WHAT TO PRODUCE. Retype every line from the start of the data down to and including the line with "ax.barh(ypos, counts, height=0.57, color=bar_colors)". Skip the pictures.

-- Begin SUPPLIED INFORMATION --

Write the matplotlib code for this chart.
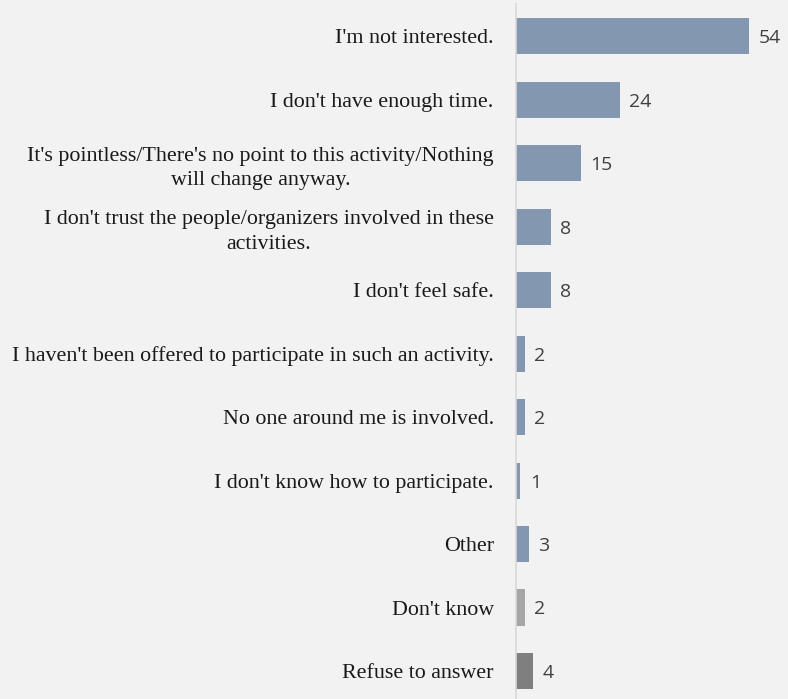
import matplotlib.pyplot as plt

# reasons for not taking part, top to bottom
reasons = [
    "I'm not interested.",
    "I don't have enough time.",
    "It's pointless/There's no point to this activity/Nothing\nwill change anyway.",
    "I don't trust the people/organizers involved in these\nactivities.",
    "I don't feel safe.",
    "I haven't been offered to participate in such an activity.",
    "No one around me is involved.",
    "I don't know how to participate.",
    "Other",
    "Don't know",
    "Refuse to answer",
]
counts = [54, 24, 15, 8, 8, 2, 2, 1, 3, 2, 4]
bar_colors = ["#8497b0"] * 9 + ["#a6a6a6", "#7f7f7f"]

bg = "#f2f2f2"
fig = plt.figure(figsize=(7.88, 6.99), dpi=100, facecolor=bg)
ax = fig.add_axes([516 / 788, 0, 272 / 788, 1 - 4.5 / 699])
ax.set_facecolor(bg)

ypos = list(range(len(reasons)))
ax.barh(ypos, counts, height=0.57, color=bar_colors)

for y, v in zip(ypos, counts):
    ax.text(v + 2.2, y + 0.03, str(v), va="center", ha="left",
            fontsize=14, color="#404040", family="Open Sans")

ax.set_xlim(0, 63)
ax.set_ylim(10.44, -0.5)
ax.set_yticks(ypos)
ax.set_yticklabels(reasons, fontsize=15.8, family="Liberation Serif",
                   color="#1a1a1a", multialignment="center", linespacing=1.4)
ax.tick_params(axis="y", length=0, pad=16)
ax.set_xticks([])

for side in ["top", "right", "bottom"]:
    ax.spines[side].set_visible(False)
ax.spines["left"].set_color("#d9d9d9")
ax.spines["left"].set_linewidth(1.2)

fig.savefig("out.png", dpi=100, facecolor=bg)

-- End SUPPLIED INFORMATION --

REPLY.
Write the matplotlib code for this chart.
import matplotlib.pyplot as plt

# reasons for not taking part, top to bottom
reasons = [
    "I'm not interested.",
    "I don't have enough time.",
    "It's pointless/There's no point to this activity/Nothing\nwill change anyway.",
    "I don't trust the people/organizers involved in these\nactivities.",
    "I don't feel safe.",
    "I haven't been offered to participate in such an activity.",
    "No one around me is involved.",
    "I don't know how to participate.",
    "Other",
    "Don't know",
    "Refuse to answer",
]
counts = [54, 24, 15, 8, 8, 2, 2, 1, 3, 2, 4]
bar_colors = ["#8497b0"] * 9 + ["#a6a6a6", "#7f7f7f"]

bg = "#f2f2f2"
fig = plt.figure(figsize=(7.88, 6.99), dpi=100, facecolor=bg)
ax = fig.add_axes([516 / 788, 0, 272 / 788, 1 - 4.5 / 699])
ax.set_facecolor(bg)

ypos = list(range(len(reasons)))
ax.barh(ypos, counts, height=0.57, color=bar_colors)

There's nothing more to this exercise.